Arguably the most complicated step, for it requires executives to truly think through all elements of data-access, just as though they were re-creating the enterprise's entire security strategy (which, for all practical purposes, they are indeed doing). Data classification starts with who needs access to review data and who needs access to manage data? What legal and regulatory requirements exist that will impact these decisions? What is the data value and where is data stored?
But it goes way beyond that. What data is truly needed? And if that data is truly needed, is it needed once, twice, or repeatedly over an extended period of time? Many of today's best analytics efforts—including machine learning—need less data than they did a few years ago.
Those analytics have to deal with the quintessential signal-to-noise ratio, with "signal" being usable data and "noise" being irrelevant data. Beyond the traditional security argument that data-not-stored is data-that-can't-be-stolen, saving non-essential data can cost money, take up resources, and make analytics slower and possibly less accurate given the signal-to-noise reality.
This is another critical area. It means providing access based on the latest requirement for the use case, and although this is a long-held best security practice—give the lowest-level privilege possible for any function—it is often ignored. More critically, access is highly vulnerable to orphaned privileges, which happens when an employee changes function (often through promotion) and no one bothers to review privileges and remove those no longer needed. Enterprises tend to be excellent at removing all privileges from those who have left the company for good, but not for those who are assigned a new role.
Fine-grained data protection should also include time-based access control, and data decisions: Compliance isn't static. Compliance delivers two unrelated rotating balls: The compliance rules (for every state, city, country, or vertical industry) are changing constantly, and the typical enterprise routinely gets into and out of different compliance situations. Those compliance changes don't merely take place when a merger or acquisition happens, but also when an existing division adds or removes a product line or when employees and contractors shift roles.

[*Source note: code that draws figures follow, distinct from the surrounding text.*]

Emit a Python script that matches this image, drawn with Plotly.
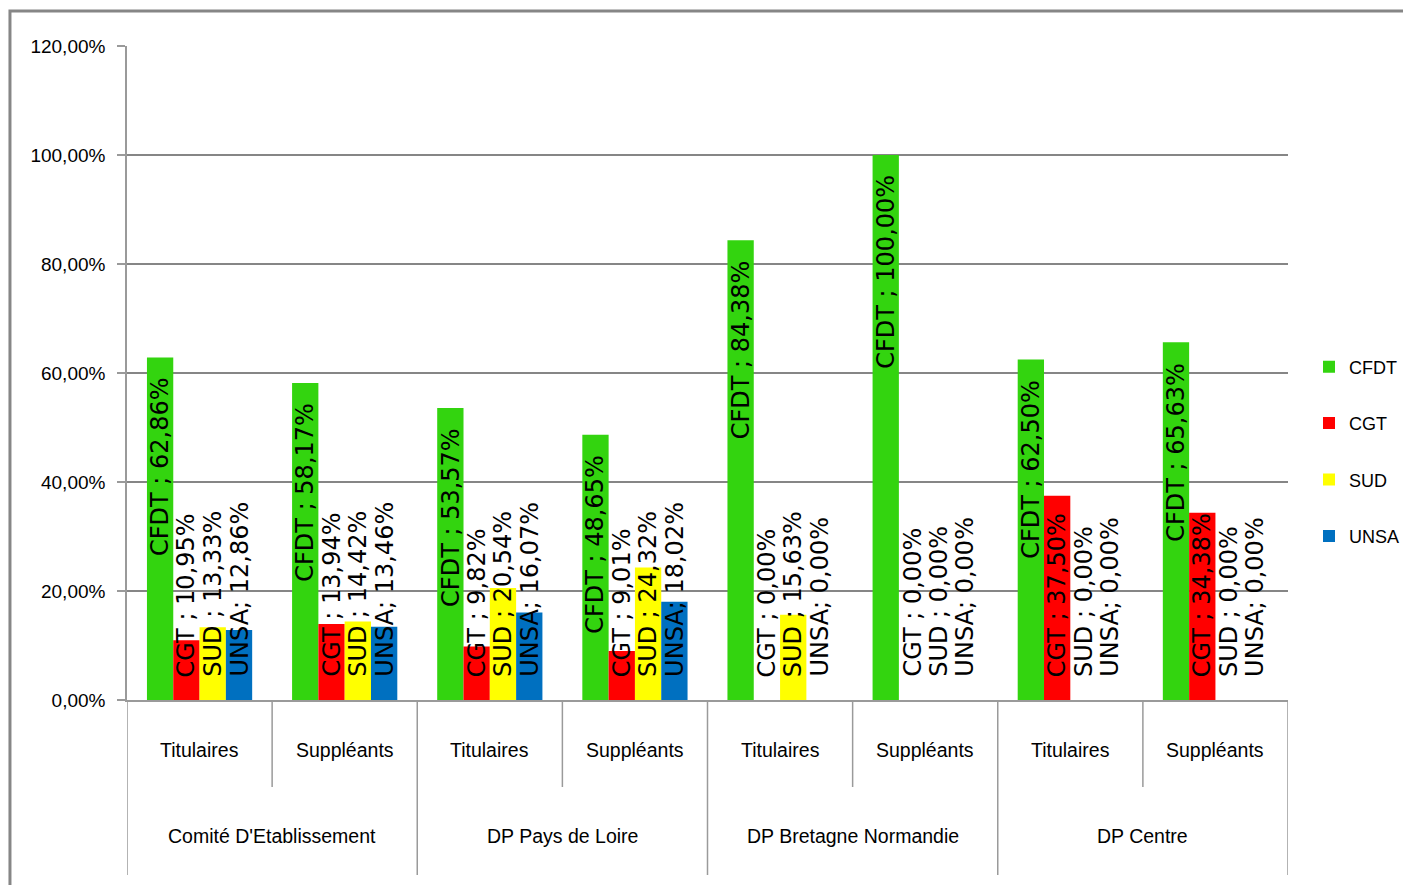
import plotly.graph_objects as go

# ---- data ----
groups = ["Comité D'Etablissement", "DP Pays de Loire", "DP Bretagne Normandie", "DP Centre"]
subcats = ["Titulaires", "Suppléants"]
series_names = ["CFDT", "CGT", "SUD", "UNSA"]
cfdt = [62.86, 58.17, 53.57, 48.65, 84.38, 100.00, 62.50, 65.63]
cgt = [10.95, 13.94, 9.82, 9.01, 0.00, 0.00, 37.50, 34.38]
sud = [13.33, 14.42, 20.54, 24.32, 15.63, 0.00, 0.00, 0.00]
unsa = [12.86, 13.46, 16.07, 18.02, 0.00, 0.00, 0.00, 0.00]
label_prefix = ["CFDT ; ", "CGT ; ", "SUD ; ", "UNSA; "]
y_tickvals = [0, 20, 40, 60, 80, 100, 120]
y_ticktext = ["0,00%", "20,00%", "40,00%", "60,00%", "80,00%", "100,00%", "120,00%"]

# ---- styles ----
colors = ["#33d40f", "#ff0000", "#ffff00", "#0070c0"]
SANS = "Liberation Sans, Arial, sans-serif"
LABEL_FONT = dict(family="DejaVu Sans", size=24, color="black")
GRID = "#868686"
BARGAP = 0.275

all_series = [cfdt, cgt, sud, unsa]
n_cat = len(groups) * len(subcats)
xpos = list(range(n_cat))
sub_labels = [subcats[i % len(subcats)] for i in range(n_cat)]

fig = go.Figure()
for name, vals, col in zip(series_names, all_series, colors):
    fig.add_trace(go.Bar(x=xpos, y=vals, name=name, marker_color=col,
                         marker_line_width=0, legendgroup=name))

# data labels (rotated), positioned through the x/y scales
bw = (1 - BARGAP) / len(all_series)
annotations = []
for i, (vals, pre) in enumerate(zip(all_series, label_prefix)):
    for c, v in enumerate(vals):
        xa = c + (i - (len(all_series) - 1) / 2) * bw
        txt = pre + ("%.2f" % v).replace(".", ",") + "%"
        if v >= 40:
            annotations.append(dict(x=xa, y=v, xref="x", yref="y", text=txt, textangle=-90,
                                    showarrow=False, xanchor="center", yanchor="top",
                                    yshift=-18, font=LABEL_FONT))
        else:
            annotations.append(dict(x=xa, y=0, xref="x", yref="y", text=txt, textangle=-90,
                                    showarrow=False, xanchor="center", yanchor="bottom",
                                    yshift=21, font=LABEL_FONT))

# category axis labels
for c in xpos:
    annotations.append(dict(x=c, y=-0.0765, xref="x", yref="paper", text=sub_labels[c],
                            showarrow=False, xanchor="center", yanchor="middle",
                            font=dict(family=SANS, size=19.5, color="black")))
for g, gname in enumerate(groups):
    gc = g * len(subcats) + (len(subcats) - 1) / 2
    annotations.append(dict(x=gc, y=-0.208, xref="x", yref="paper", text=gname,
                            showarrow=False, xanchor="center", yanchor="middle",
                            font=dict(family=SANS, size=19.5, color="black")))

shapes = []
# separators
for b in range(n_cat + 1):
    xb = b - 0.5
    outer = (b % len(subcats) == 0)
    shapes.append(dict(type="line", xref="x", yref="paper", x0=xb, x1=xb,
                       y0=0, y1=(-0.2676 if outer else -0.133),
                       line=dict(color="#9a9a9a", width=1.5)))
# outer chart frame
shapes.append(dict(type="rect", xref="paper", yref="paper",
                   x0=-0.1008, x1=1.108, y0=-0.32, y1=1.0535,
                   line=dict(color=GRID, width=3), fillcolor="rgba(0,0,0,0)", layer="below"))

fig.update_layout(
    width=1403, height=885,
    margin=dict(l=127, r=115, t=46, b=185, autoexpand=False),
    paper_bgcolor="white", plot_bgcolor="white",
    barmode="group", bargap=BARGAP, bargroupgap=0,
    annotations=annotations, shapes=shapes,
    showlegend=True,
    legend=dict(x=(1309 - 127) / 1161, xanchor="left", y=0.38, yanchor="middle",
                font=dict(family=SANS, size=18, color="black"),
                traceorder="grouped", tracegroupgap=30, bgcolor="rgba(0,0,0,0)"),
)
fig.update_xaxes(range=[-0.5, n_cat - 0.5], showticklabels=False, ticks="",
                 showgrid=False, zeroline=False, showline=True, linecolor="#9a9a9a", linewidth=1.5)
fig.update_yaxes(range=[0, 120], tickvals=y_tickvals, ticktext=y_ticktext,
                 showgrid=True, gridcolor=GRID, gridwidth=2, zeroline=False,
                 showline=True, linecolor="#9a9a9a", linewidth=1.5,
                 ticks="outside", ticklen=8, tickcolor="#9a9a9a", tickwidth=1.5,
                 ticklabelstandoff=8,
                 tickfont=dict(family=SANS, size=19, color="black"))

fig.write_html("out.html", config={"displayModeBar": False},
               post_script="document.body.style.margin='0';")
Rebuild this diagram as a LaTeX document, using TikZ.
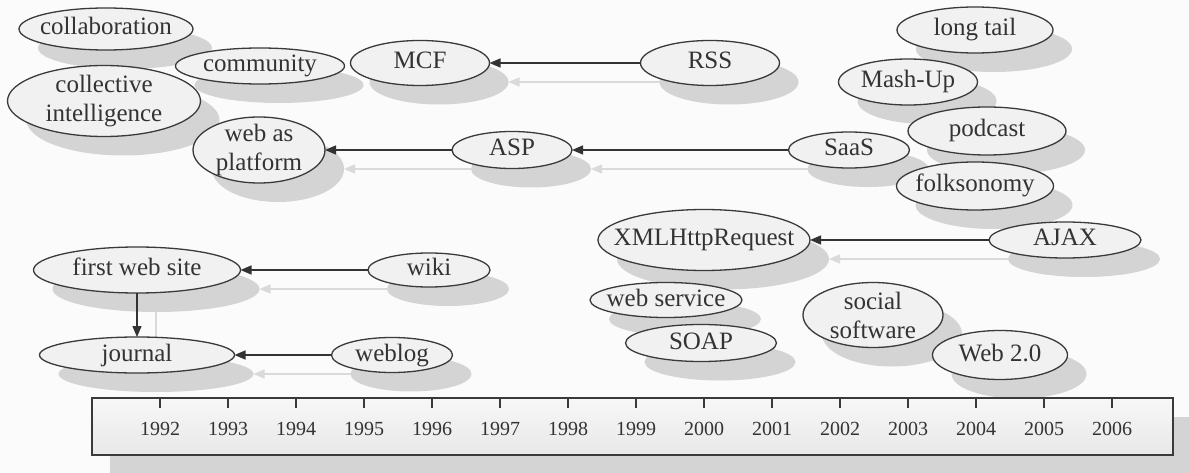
\documentclass[tikz,border=0pt]{standalone}
\usepackage{fontspec}
\setmainfont{Liberation Serif}
\usetikzlibrary{shapes.geometric,arrows.meta}
\definecolor{bgc}{HTML}{FBFBFB}
\definecolor{nodefill}{HTML}{F1F1F1}
\definecolor{shadowc}{HTML}{D4D4D4}
\definecolor{ashadow}{HTML}{DADADA}
\definecolor{inkc}{HTML}{333333}
\definecolor{linec}{HTML}{3A3A3A}
\pgfdeclarelayer{bglayer}
\pgfdeclarelayer{shadowlayer}
\pgfsetlayers{bglayer,shadowlayer,main}
\tikzset{
  ell/.style={ellipse, draw=linec, line width=1.3pt, fill=nodefill, text=inkc,
    inner sep=-100pt, outer sep=0pt, font=\fontsize{25}{29}\selectfont},
  one/.style={text height=17pt, text depth=5pt},
  two/.style={align=center},
  arr/.style={draw=inkc, line width=1.5pt, -{Triangle[length=11pt,width=9pt]}},
  arrsh/.style={draw=ashadow, line width=1.5pt, -{Triangle[length=11pt,width=9pt]},
    transform canvas={shift={(19,19)}}},
  yearlbl/.style={text=inkc, font=\fontsize{20}{24}\selectfont, anchor=base, inner sep=0pt},
  tickline/.style={draw=linec, line width=1.2pt},
  tlbox/.style={draw=linec, line width=1.3pt, top color=white!97!black,
    bottom color=white!91!black, inner sep=0pt, outer sep=0pt, anchor=north west}
}
\newcommand\ellnode[7][one]{%
  \begin{pgfonlayer}{shadowlayer}
    \fill[shadowc] (#3+19,#4+19) ellipse [x radius={#5/2*1pt}, y radius={#6/2*1pt}];
  \end{pgfonlayer}
  \node[ell,#1,minimum width=#5pt,minimum height=#6pt] (#2) at (#3,#4) {#7};
}
\begin{document}
\begin{tikzpicture}[x=1pt,y=-1pt]
\useasboundingbox (0,0) rectangle (1189,473);
\begin{pgfonlayer}{bglayer}
  \fill[bgc] (0,0) rectangle (1189,473);
\end{pgfonlayer}

% timeline
\begin{pgfonlayer}{shadowlayer}
  \fill[shadowc] (110,417) rectangle (1192,476);
\end{pgfonlayer}
\node[tlbox, minimum width=1081pt, minimum height=57pt] (timeline) at (92,398) {};
\foreach \i in {0,...,14}{
  \pgfmathtruncatemacro\yr{1992+\i}
  \draw[tickline] (160+68*\i,398) -- (160+68*\i,408);
  \node[yearlbl] (y\yr) at (160+68*\i,435) {\yr};
}

% nodes
\ellnode{collab}{106}{29}{174}{42}{collaboration}
\ellnode{community}{260}{66}{169}{36}{community}
\ellnode[two]{collective}{104}{101}{193}{71}{collective\\intelligence}
\ellnode[two]{wap}{259}{150}{132}{66}{web as\\platform}
\ellnode{mcf}{420}{63}{139}{45}{MCF}
\ellnode{rss}{710}{63}{139}{45}{RSS}
\ellnode{asp}{512}{150}{120}{37}{ASP}
\ellnode{saas}{849}{150}{121}{36}{SaaS}
\ellnode{longtail}{975}{30}{156}{46}{long tail}
\ellnode{mashup}{908}{82}{139}{46}{Mash-Up}
\ellnode{podcast}{987}{131}{158}{48}{podcast}
\ellnode{folk}{975}{186}{157}{48}{folksonomy}
\ellnode{xml}{704}{240}{212}{61}{XMLHttpRequest}
\ellnode{ajax}{1065}{240}{152}{36}{AJAX}
\ellnode{websvc}{666}{300}{152}{35}{web service}
\ellnode{soap}{701}{343}{151}{37}{SOAP}
\ellnode[two]{social}{873}{315}{140}{65}{social\\software}
\ellnode{webtwo}{1000}{355}{135}{49}{Web 2.0}
\ellnode{fws}{137}{270}{207}{46}{first web site}
\ellnode{wiki}{429}{270}{122}{34}{wiki}
\ellnode{journal}{137}{355}{195}{36}{journal}
\ellnode{weblog}{392}{355}{121}{35}{weblog}

% arrow shadows
\begin{pgfonlayer}{shadowlayer}
  \draw[arrsh] (rss) -- (mcf);
  \draw[arrsh] (saas) -- (asp);
  \draw[arrsh] (asp) -- (wap);
  \draw[arrsh] (ajax) -- (xml);
  \draw[arrsh] (wiki) -- (fws);
  \draw[arrsh] (weblog) -- (journal);
  \draw[arrsh] (fws) -- (journal);
\end{pgfonlayer}

% arrows
\draw[arr] (rss) -- (mcf);
\draw[arr] (saas) -- (asp);
\draw[arr] (asp) -- (wap);
\draw[arr] (ajax) -- (xml);
\draw[arr] (wiki) -- (fws);
\draw[arr] (weblog) -- (journal);
\draw[arr] (fws) -- (journal);
\end{tikzpicture}
\end{document}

There are many ways to protect data, but the key concern for data-centric security is selecting the appropriate methods for each of your data types and then sticking to that choice. Once classified, sensitive data must be protected consistently. Silo-based approaches leave gaps in capability, management, and controls. That means that a centralized and fixed policy must be applied to data across all silos.
With the complexity of today's networks, a data-centric approach is something that all organizations should seriously consider.